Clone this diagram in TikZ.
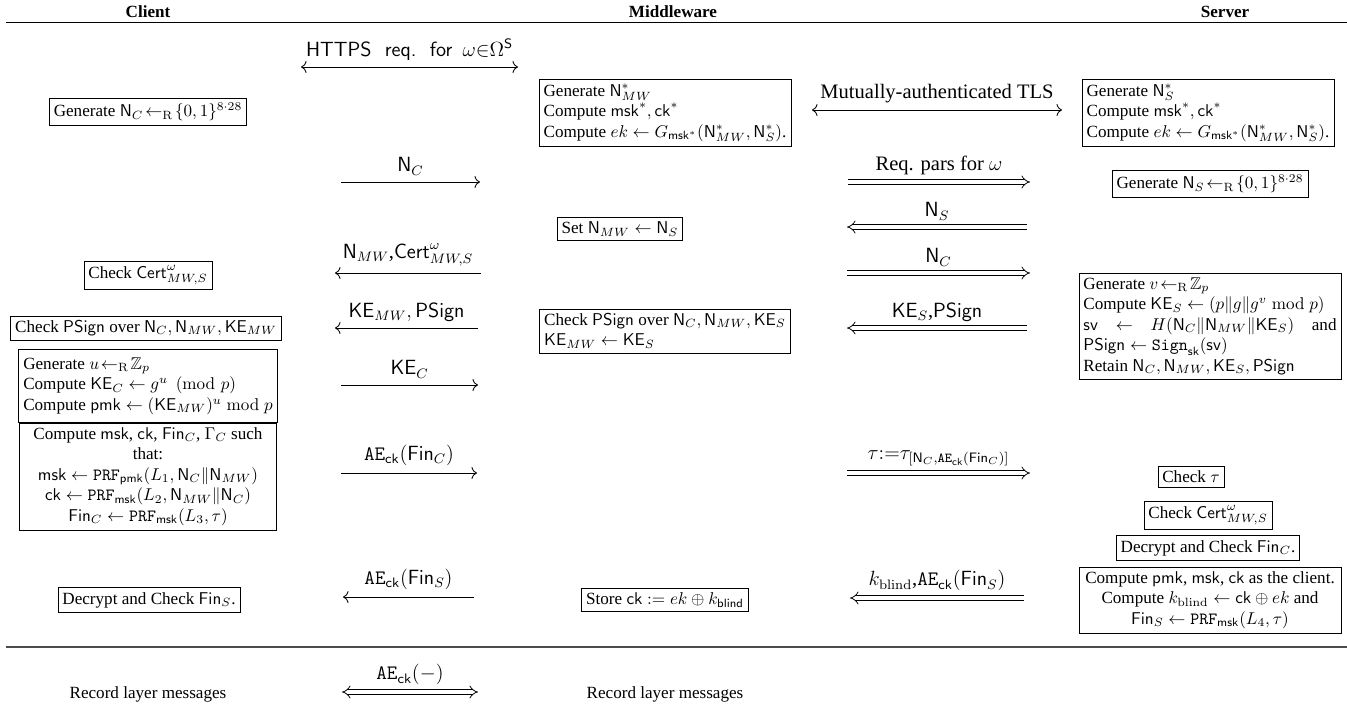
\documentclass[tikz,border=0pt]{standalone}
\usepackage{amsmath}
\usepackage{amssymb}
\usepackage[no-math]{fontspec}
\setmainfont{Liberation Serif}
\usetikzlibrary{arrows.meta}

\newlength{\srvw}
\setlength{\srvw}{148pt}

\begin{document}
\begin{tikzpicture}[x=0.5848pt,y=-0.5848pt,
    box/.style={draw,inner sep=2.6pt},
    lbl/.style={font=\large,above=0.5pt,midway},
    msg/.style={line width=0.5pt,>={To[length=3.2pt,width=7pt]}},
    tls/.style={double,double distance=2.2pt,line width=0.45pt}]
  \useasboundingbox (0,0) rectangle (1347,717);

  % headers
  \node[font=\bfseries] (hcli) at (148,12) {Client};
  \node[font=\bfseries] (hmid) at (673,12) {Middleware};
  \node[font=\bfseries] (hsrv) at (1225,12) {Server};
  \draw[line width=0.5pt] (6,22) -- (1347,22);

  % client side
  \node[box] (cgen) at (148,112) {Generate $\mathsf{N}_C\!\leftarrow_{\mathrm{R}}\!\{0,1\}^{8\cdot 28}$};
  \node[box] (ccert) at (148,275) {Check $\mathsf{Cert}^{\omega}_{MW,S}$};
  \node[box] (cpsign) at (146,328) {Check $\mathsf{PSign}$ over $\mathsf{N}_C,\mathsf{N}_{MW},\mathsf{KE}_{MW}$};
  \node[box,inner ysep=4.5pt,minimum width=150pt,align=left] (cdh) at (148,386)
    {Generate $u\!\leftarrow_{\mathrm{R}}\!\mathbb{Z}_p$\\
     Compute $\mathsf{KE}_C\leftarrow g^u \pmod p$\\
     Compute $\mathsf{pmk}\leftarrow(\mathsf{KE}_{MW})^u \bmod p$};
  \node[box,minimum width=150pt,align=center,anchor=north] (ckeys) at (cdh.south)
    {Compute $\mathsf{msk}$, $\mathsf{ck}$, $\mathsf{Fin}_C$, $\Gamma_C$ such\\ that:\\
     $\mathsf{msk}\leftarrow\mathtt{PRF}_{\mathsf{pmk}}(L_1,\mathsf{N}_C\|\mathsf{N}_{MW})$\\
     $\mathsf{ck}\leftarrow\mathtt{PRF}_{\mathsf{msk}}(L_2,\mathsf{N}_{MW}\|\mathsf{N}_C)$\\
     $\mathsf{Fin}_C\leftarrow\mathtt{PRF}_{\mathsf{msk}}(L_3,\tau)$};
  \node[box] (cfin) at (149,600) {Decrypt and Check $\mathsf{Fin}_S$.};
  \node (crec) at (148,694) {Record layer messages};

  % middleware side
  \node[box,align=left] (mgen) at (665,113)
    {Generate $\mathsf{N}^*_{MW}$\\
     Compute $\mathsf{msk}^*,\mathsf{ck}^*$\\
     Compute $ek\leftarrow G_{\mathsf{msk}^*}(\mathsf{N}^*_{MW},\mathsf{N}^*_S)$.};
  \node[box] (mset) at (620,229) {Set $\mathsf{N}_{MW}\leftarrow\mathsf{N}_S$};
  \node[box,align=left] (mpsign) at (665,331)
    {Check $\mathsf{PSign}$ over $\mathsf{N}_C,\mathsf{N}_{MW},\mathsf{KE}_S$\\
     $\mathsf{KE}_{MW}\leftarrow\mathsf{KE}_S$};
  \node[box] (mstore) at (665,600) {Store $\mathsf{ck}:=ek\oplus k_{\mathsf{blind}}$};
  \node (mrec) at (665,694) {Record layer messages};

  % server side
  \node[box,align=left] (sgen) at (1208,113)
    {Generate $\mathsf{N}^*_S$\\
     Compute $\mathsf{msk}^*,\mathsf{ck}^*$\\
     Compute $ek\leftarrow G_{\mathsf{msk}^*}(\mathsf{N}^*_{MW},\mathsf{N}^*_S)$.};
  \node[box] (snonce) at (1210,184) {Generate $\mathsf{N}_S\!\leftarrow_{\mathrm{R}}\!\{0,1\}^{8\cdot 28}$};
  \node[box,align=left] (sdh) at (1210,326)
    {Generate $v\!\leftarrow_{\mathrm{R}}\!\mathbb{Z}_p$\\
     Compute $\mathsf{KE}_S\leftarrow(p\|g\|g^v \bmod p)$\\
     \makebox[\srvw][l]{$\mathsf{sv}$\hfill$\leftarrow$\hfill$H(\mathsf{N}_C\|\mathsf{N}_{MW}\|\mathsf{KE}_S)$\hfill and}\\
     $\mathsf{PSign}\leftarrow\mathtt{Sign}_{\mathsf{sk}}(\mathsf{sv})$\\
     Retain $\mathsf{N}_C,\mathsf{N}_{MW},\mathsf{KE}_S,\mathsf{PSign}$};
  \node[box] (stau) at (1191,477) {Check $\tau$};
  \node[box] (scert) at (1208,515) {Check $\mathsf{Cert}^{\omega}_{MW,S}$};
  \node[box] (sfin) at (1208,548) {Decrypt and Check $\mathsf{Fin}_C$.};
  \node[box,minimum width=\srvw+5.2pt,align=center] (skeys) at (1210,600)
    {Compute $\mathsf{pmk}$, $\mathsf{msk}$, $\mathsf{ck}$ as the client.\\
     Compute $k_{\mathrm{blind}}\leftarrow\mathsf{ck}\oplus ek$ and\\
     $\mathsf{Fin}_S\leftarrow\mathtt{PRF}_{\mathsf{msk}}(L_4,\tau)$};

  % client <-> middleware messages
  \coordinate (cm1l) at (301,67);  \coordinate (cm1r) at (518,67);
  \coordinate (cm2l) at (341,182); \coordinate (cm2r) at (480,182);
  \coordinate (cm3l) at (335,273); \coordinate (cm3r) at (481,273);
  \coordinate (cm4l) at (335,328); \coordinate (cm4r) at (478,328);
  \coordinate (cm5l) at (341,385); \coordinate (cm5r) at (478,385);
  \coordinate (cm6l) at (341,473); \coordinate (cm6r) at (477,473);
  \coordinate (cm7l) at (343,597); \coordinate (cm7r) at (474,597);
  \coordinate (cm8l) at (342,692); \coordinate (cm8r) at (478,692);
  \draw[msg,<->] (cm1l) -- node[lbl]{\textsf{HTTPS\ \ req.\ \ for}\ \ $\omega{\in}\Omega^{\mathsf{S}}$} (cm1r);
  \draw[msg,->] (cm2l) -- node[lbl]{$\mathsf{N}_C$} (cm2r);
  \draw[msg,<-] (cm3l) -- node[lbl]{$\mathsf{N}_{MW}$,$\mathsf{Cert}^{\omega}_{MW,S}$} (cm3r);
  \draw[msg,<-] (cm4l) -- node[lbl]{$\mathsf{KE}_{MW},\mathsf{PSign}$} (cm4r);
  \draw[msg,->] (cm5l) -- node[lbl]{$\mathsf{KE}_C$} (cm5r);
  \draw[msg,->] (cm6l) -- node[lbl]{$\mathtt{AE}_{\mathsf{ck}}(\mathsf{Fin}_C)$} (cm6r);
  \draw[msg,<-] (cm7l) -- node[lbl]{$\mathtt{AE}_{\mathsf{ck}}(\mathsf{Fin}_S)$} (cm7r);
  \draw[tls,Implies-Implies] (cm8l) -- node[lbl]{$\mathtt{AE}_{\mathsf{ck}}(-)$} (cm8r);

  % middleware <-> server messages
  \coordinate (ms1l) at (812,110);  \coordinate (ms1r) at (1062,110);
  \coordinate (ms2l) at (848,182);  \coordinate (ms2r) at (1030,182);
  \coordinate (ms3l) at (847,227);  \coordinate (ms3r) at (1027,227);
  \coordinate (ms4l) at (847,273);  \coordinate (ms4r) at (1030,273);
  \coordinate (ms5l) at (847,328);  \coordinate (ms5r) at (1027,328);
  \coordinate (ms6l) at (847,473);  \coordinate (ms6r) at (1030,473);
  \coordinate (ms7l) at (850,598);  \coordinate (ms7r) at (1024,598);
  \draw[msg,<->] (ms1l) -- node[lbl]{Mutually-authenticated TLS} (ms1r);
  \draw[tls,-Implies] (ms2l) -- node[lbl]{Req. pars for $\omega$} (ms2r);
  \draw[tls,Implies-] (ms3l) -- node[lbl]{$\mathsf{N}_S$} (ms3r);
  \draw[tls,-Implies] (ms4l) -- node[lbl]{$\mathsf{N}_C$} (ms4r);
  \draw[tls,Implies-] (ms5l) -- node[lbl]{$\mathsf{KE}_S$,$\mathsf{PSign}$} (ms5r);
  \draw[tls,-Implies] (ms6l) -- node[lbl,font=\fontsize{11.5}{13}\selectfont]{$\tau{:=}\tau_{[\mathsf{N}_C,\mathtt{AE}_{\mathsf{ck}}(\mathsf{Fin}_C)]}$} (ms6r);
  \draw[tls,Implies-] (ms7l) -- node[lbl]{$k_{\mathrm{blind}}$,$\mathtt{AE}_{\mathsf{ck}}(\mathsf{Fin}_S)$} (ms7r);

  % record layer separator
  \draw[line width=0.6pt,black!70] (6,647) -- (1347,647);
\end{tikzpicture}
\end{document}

Work to complete: Leave out the pictures and restate, word for word, the lines from the top of the data through the line containing "(0,0) rectangle (1347,717);", both included.

Output of the exercise:
Clone this diagram in TikZ.
\documentclass[tikz,border=0pt]{standalone}
\usepackage{amsmath}
\usepackage{amssymb}
\usepackage[no-math]{fontspec}
\setmainfont{Liberation Serif}
\usetikzlibrary{arrows.meta}

\newlength{\srvw}
\setlength{\srvw}{148pt}

\begin{document}
\begin{tikzpicture}[x=0.5848pt,y=-0.5848pt,
    box/.style={draw,inner sep=2.6pt},
    lbl/.style={font=\large,above=0.5pt,midway},
    msg/.style={line width=0.5pt,>={To[length=3.2pt,width=7pt]}},
    tls/.style={double,double distance=2.2pt,line width=0.45pt}]
  \useasboundingbox (0,0) rectangle (1347,717);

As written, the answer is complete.